Serving Western Vancouver, as well as Hazel Dell and the surrounding communitites of southwestern Clark County.

Domestic partners: House passes
‘fair-minded, commonsense principles’

Deputy Speaker Pro Tempore Moeller
presides as ‘equality in the law’ is approved

April 16, 2009

OLYMPIA – “The right and fair thing – not just for registered and potentially registered domestic partners, but for all six million Washington people.”

That’s what one of its supporters proclaimed of a civil-rights bill that captured approval, 62 -35, in the state House of Representatives yesterday (Wednesday, April 15, 2009).

State Rep. Jim Moeller said the measure directs state law to assure that registered domestic partners have the same rights and responsibilities as married spouses.

“Domestic-partnership benefits for same-sex couples are fair-minded, commonsense principles,” said Moeller, D-Vancouver.

“What we’re talking about here is a very significant and important step in our state’s civil-rights evolution,” Moeller said. “This legislation simply establishes equality in the law – no more, no less.”

As House Deputy Speaker Pro Tempore, Moeller presided over the discussion surrounding Senate Bill 5688 in the full House of Representatives.

“We as a state have fairly recently taken the long overdue step of outlawing discrimination that is based on a person’s sexual orientation,” noted Moeller. “Today, the House approved rational, reasonable principles to affirm domestic-partnership rights and benefits for same-sex couples.”

“Nothing is more personal and more intimate than the decision two human beings make to commit themselves to one another,” he added. “Gay and lesbian American citizens over the past few years have in fact used brief windows of opportunity to pledge their lives in union to one another.

“Gay marriage is legal throughout Canada and in many European countries. And as gay and lesbian people are marrying across this country and around this world, traditional marriages have not been destroyed.
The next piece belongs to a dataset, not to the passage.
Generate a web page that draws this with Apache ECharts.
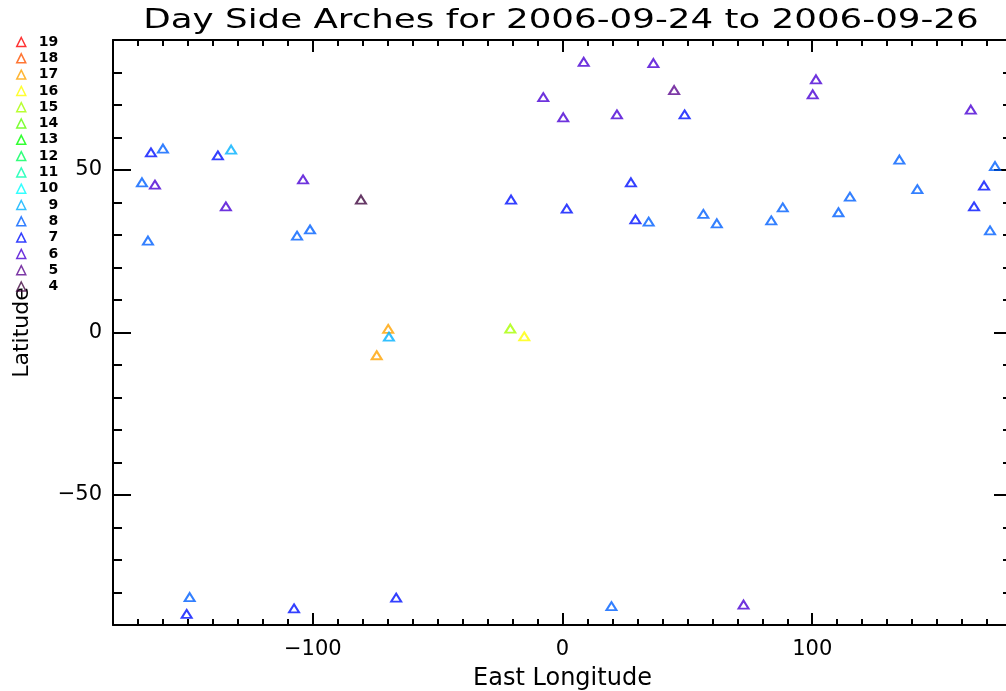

“Meteors have not annihilated us,” Moeller pointed out. “The world has not stopped revolving. The real threats to marriage remain as they have always been: lack of commitment, communication, and trust. Imagine that!”

Moeller also said that providing more security for domestic partners “is even more important in these turbulent economic times. It seems to me that this legislation is as much about protecting the lives of families as it is about respecting the rights of couples.”

The Domestic Partnership Registry was created in 2007 in legislation for which Moeller also helped lead support. The registry is open to same-gender and senior-citizen couples. The registry is maintained in the state secretary of state’s office, and couples may register as domestic partners if the adult partners are the same gender. A couple can also register for inclusion on the registry if the partners are different genders and one of them is at least 62 years old.